◆ Problem to work on ◆
Write out, word for word, every line from the first one through the line that holds "solid_capstyle='round', zorder=3)", and nothing else; skip the pictures.

>>>>>

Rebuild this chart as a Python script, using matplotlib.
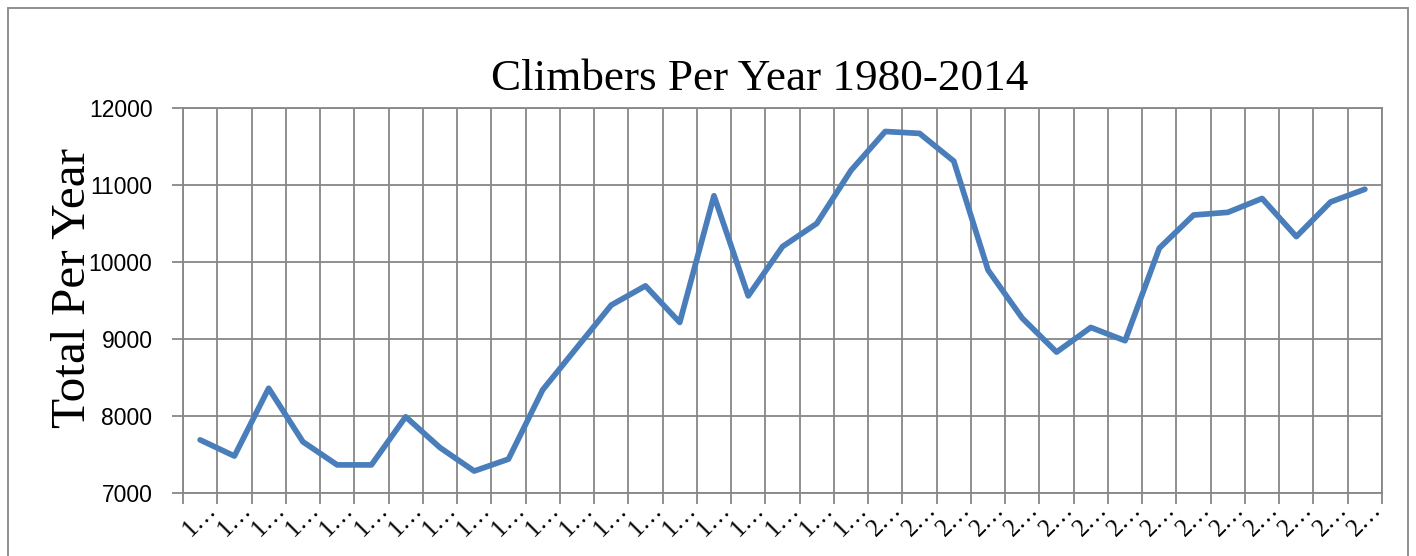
import numpy as np
import matplotlib.pyplot as plt
from matplotlib.patches import Rectangle

years = list(range(1980, 2015))
climbers = [7690, 7480, 8360, 7665, 7365, 7365, 7990, 7590, 7285, 7440,
            8340, 8890, 9440, 9690, 9215, 10860, 9560, 10200, 10500, 11190,
            11695, 11670, 11310, 9895, 9270, 8830, 9150, 8978, 10180, 10610,
            10645, 10825, 10330, 10780, 10945]
tick_labels = [str(y)[0] + '…' for y in years]

grid_col = '#878787'

fig = plt.figure(figsize=(14.16, 5.56), dpi=100)
fig.patches.append(Rectangle((8 / 1416, -0.1), 1400 / 1416, 1.1 - 8 / 556,
                             transform=fig.transFigure, fill=False,
                             edgecolor=grid_col, linewidth=1.3))

ax = fig.add_axes([183 / 1416, 63 / 556, 1199 / 1416, 385 / 556])
x = np.arange(len(years)) + 0.5
ax.plot(x, climbers, color='#4A7EBB', linewidth=4.1, solid_joinstyle='round',
        solid_capstyle='round', zorder=3)

ax.set_xlim(0, len(years))
ax.set_ylim(7000, 12000)
ax.set_yticks(np.arange(7000, 12001, 1000))
ax.set_xticks(np.arange(0, len(years) + 1))
ax.set_xticklabels([])
ax.set_xticks(x, minor=True)
ax.set_xticklabels(tick_labels, minor=True, rotation=45, ha='center', va='top',
                   family='Liberation Serif', fontsize=18)
ax.tick_params(axis='x', which='minor', length=0, pad=4)
ax.tick_params(axis='both', which='major', length=8, width=1.3, color=grid_col,
               direction='out')
ax.tick_params(axis='y', labelsize=16.5, pad=14)
for lab in ax.get_yticklabels():
    lab.set_family('Liberation Sans')

ax.grid(True, which='major', color=grid_col, linewidth=1.3)
ax.set_axisbelow(True)
for s in ax.spines.values():
    s.set_color(grid_col)
    s.set_linewidth(1.3)

ax.set_title('Climbers Per Year 1980-2014', family='Liberation Serif',
             fontsize=32.5, pad=13, x=(760 - 183) / 1199)
ax.set_ylabel('Total Per Year', family='Liberation Serif', fontsize=35.5)
ax.yaxis.set_label_coords((95 - 183) / 1199, (268 - 63) / 385)

fig.savefig('out.png', dpi=100)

<<<<<

◆ Result ◆
Rebuild this chart as a Python script, using matplotlib.
import numpy as np
import matplotlib.pyplot as plt
from matplotlib.patches import Rectangle

years = list(range(1980, 2015))
climbers = [7690, 7480, 8360, 7665, 7365, 7365, 7990, 7590, 7285, 7440,
            8340, 8890, 9440, 9690, 9215, 10860, 9560, 10200, 10500, 11190,
            11695, 11670, 11310, 9895, 9270, 8830, 9150, 8978, 10180, 10610,
            10645, 10825, 10330, 10780, 10945]
tick_labels = [str(y)[0] + '…' for y in years]

grid_col = '#878787'

fig = plt.figure(figsize=(14.16, 5.56), dpi=100)
fig.patches.append(Rectangle((8 / 1416, -0.1), 1400 / 1416, 1.1 - 8 / 556,
                             transform=fig.transFigure, fill=False,
                             edgecolor=grid_col, linewidth=1.3))

ax = fig.add_axes([183 / 1416, 63 / 556, 1199 / 1416, 385 / 556])
x = np.arange(len(years)) + 0.5
ax.plot(x, climbers, color='#4A7EBB', linewidth=4.1, solid_joinstyle='round',
        solid_capstyle='round', zorder=3)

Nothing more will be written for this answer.